On peut comprendre la signification de la santé mentale et des troubles mentaux en examinant les pensées, les sentiments et les comportements et en les évaluant. Mme. Al-Fadhli mentionne certains signes d’une bonne santé mentale, comme la capacité à faire face au stress et la capacité à avoir des relations sociales saines avec les autres.

Elle poursuit : « On peut identifier une personne atteinte de troubles mentaux à travers un dysfonctionnement dans ses fonctions personnelles, ou lorsqu’elle a des pensées, des sentiments et des comportements perturbateurs pour elle-même et pour les autres, entraînant un déclin de son fonctionnement dans la vie ».

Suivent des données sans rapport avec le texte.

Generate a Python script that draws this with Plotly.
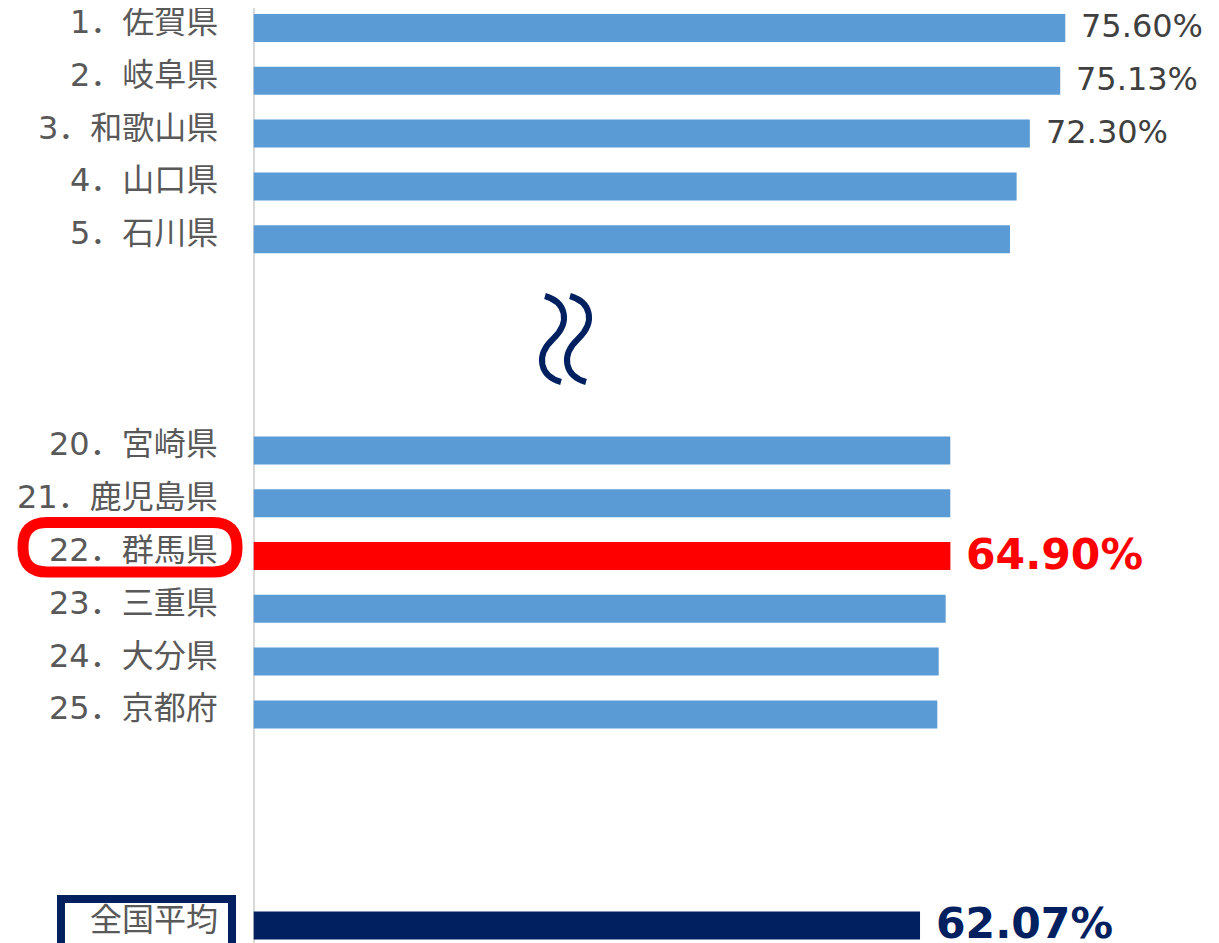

Elle voit que les individus doivent contrôler leurs sentiments et leurs pensées pour avoir un comportement sain et équilibré. Il y a des éléments essentiels pour atteindre une bonne santé mentale, notamment un corps sain, un environnement familial chaleureux, ainsi qu’une éducation et une formation adaptées à la culture, à la civilisation, aux croyances et aux valeurs de la société.

De son côté, Ghanem affirme que par le passé, une grande partie des familles n’acceptaient pas le concept de maladie mentale, et ce manque d’acceptation persiste, mais est actuellement confronté à un éveil et une prise de conscience de ces concepts. Elle ajoute : « Nous travaillons toujours à rectifier les perceptions à travers la sensibilisation, les messages communautaires, les activités de soutien psychologique pour les enfants et les adultes, la création d’espaces sûrs et d’autres activités et programmes qui aident sur le plan psychologique ».

Il est important de changer la perception de la société envers la santé mentale et de sensibiliser davantage à l’importance de la thérapie psychologique. Il faut également fournir davantage de services de santé mentale à travers le Yémen afin de s’assurer que tous les patients reçoivent les soins dont ils ont besoin. La santé mentale est une responsabilité individuelle et collective, et il faut unir les efforts pour la réaliser et sensibiliser à son importance dans les différentes régions du Yémen.